If you are not generating the right type of conflict, your organization may lack innovation.
Many of today’s organizational leaders avoid conflict because they’ve been trained to build cohesion in teams. They have gone to the outward bound type of team building exercises, done the trust falls, and have come away from it all with the misguided impression that their job is to ensure that the team gets along, that the more cohesive and connected the team the better the result, and that conflict is destructive.
The same leaders also often talk about igniting the “spark of innovation.” But we need friction in order to ignite sparks. Without healthy and productive conflict we can’t generate friction. Simply put:
- no conflict = no friction = no sparks
When it’s Okay to Fight
The challenge is how to ignite enough of the right type of conflict to bring the best out of people.

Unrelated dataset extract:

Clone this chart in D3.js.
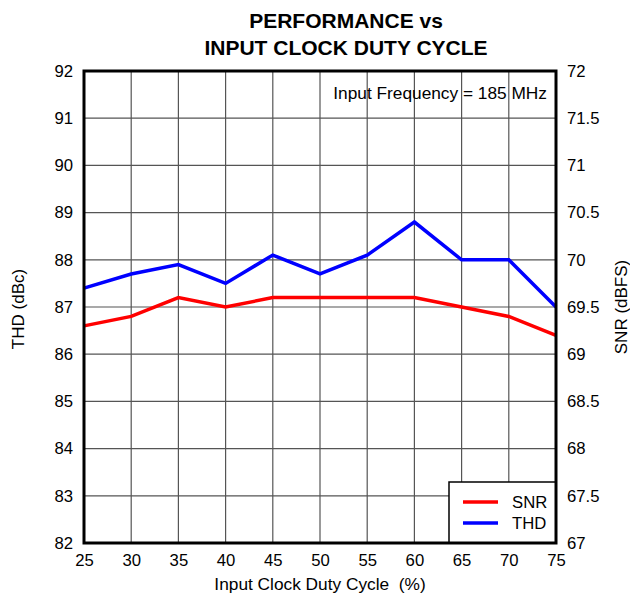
<!DOCTYPE html>
<html><head><meta charset="utf-8">
<script src="https://cdn.jsdelivr.net/npm/d3@7"></script>
<style>body{margin:0;background:#fff}svg{display:block}text{font-family:"Liberation Sans",Arial,sans-serif;fill:#000}</style>
</head><body>
<svg id="c" width="630" height="597"></svg>
<script>
const dutyCycle = [25,30,35,40,45,50,55,60,65,70,75];
const thd = [87.4,87.7,87.9,87.5,88.1,87.7,88.1,88.8,88.0,88.0,87.0];
const snr = [69.3,69.4,69.6,69.5,69.6,69.6,69.6,69.6,69.5,69.4,69.2];
const xTicks = [25,30,35,40,45,50,55,60,65,70,75];
const yLeftTicks = [82,83,84,85,86,87,88,89,90,91,92];
const yRightTicks = [67,67.5,68,68.5,69,69.5,70,70.5,71,71.5,72];
const titleLines = ["PERFORMANCE vs","INPUT CLOCK DUTY CYCLE"];

const svg = d3.select("#c");
const L=84, R=556, T=71, B=543;
const x = d3.scaleLinear().domain([25,75]).range([L,R]);
const yL = d3.scaleLinear().domain([82,92]).range([B,T]);
const yR = d3.scaleLinear().domain([67,72]).range([B,T]);
const FF = "Liberation Sans, Arial, sans-serif";

// grid
svg.append("g").selectAll("line").data(xTicks.slice(1,-1)).join("line")
  .attr("x1",d=>x(d)).attr("x2",d=>x(d)).attr("y1",T).attr("y2",B)
  .attr("stroke","#555").attr("stroke-width",1.2);
svg.append("g").selectAll("line").data(yLeftTicks.slice(1,-1)).join("line")
  .attr("y1",d=>yL(d)).attr("y2",d=>yL(d)).attr("x1",L).attr("x2",R)
  .attr("stroke","#555").attr("stroke-width",1.2);

// axes (labels only)
const fs = "16.7px";
function styleAxis(g){
  g.select(".domain").remove();
  g.attr("font-size",fs).attr("font-family",FF);
  g.selectAll("text").attr("font-size",fs).attr("font-family",FF).attr("fill","#000");
}
svg.append("g").attr("transform",`translate(0,${B})`)
  .call(d3.axisBottom(x).tickValues(xTicks).tickSize(0).tickPadding(11).tickFormat(d3.format("d"))).call(styleAxis);
svg.append("g").attr("transform",`translate(${L},0)`)
  .call(d3.axisLeft(yL).tickValues(yLeftTicks).tickSize(0).tickPadding(11).tickFormat(d3.format("d"))).call(styleAxis);
svg.append("g").attr("transform",`translate(${R},0)`)
  .call(d3.axisRight(yR).tickValues(yRightTicks).tickSize(0).tickPadding(11).tickFormat(d=>String(d))).call(styleAxis);

// lines
const lineL = d3.line().x((d,i)=>x(dutyCycle[i])).y(d=>yL(d));
const lineR = d3.line().x((d,i)=>x(dutyCycle[i])).y(d=>yR(d));
svg.append("path").attr("d",lineR(snr)).attr("fill","none").attr("stroke","#ff0000").attr("stroke-width",3.5);
svg.append("path").attr("d",lineL(thd)).attr("fill","none").attr("stroke","#0000ff").attr("stroke-width",3.5);

// legend
const lg = svg.append("g");
lg.append("rect").attr("x",449).attr("y",482).attr("width",R-449).attr("height",B-482)
  .attr("fill","#fff").attr("stroke","#000").attr("stroke-width",1.5);
const legItems = [{name:"SNR",color:"#ff0000"},{name:"THD",color:"#0000ff"}];
legItems.forEach((it,i)=>{
  const yy = 502 + i*21;
  lg.append("line").attr("x1",463).attr("x2",498).attr("y1",yy).attr("y2",yy).attr("stroke",it.color).attr("stroke-width",3.5);
  lg.append("text").attr("x",512).attr("y",yy+6).attr("font-size",fs).text(it.name);
});

// frame
svg.append("rect").attr("x",L).attr("y",T).attr("width",R-L).attr("height",B-T)
  .attr("fill","none").attr("stroke","#000").attr("stroke-width",3);

// annotation
svg.append("text").attr("x",547).attr("y",99).attr("text-anchor","end").attr("font-size","17.3px").text("Input Frequency = 185 MHz");

// title
titleLines.forEach((t,i)=>{
  svg.append("text").attr("x",346).attr("y",28+i*27).attr("text-anchor","middle")
    .attr("font-size","21px").attr("font-weight","bold").text(t);
});

// axis titles
svg.append("text").attr("x",320).attr("y",590).attr("text-anchor","middle").attr("font-size","17.3px").attr("xml:space","preserve").text("Input Clock Duty Cycle  (%)");
svg.append("text").attr("transform","translate(24,309) rotate(-90)").attr("text-anchor","middle").attr("font-size","17px").text("THD (dBc)");
svg.append("text").attr("transform","translate(627,307) rotate(-90)").attr("text-anchor","middle").attr("font-size","17px").text("SNR (dBFS)");
</script>
</body></html>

We can become better at promoting healthy conflict by distinguishing between conflict with a person and conflict about his or her idea–between attacking an idea not the person behind it. It’s okay for your team to be fighting, so long as they are fighting about the right things: ideas.
How to Challenge an Idea
Challenge another person’s idea by thinking about the situation in terms of three points drawn onto a balloon: One point is you, the second is the other person, and the third is the person’s idea.
What happens when you squeeze two of the points together? The third gets pushed away. So if you close up the distance between you and the other person–and put some distance between you and the idea–you create resonance between you and the person.
By addressing a person’s perspective in this way, you are able to demonstrate your appreciation for the person while still challenging their idea. This approach may help prevent people from taking things personally.
What might it sound like when you express that an idea is not in alignment with your own thinking? Use any variation of these statements to highlight curiosity rather than judgment:
- “I like your way of thinking, and your ideas are usually very creative. But I am really struggling with your current suggestion. What am I missing here?”
- “I love working with you and I’m having difficulty understanding the value of the idea you just offered. Here are some considerations I feel we should make before running with your idea. Can we explore those together?”
- “I want to like your idea, and right now I don’t. Would you help me understand why it makes sense for us?”
By asking questions such as these, you allow others to feel that you respect them and are debating their ideas rather than judging them because of their ideas. Doing so promotes healthy conflict, and others will not hesitate to bring you even those seemingly whacky ideas that prove to be invaluable.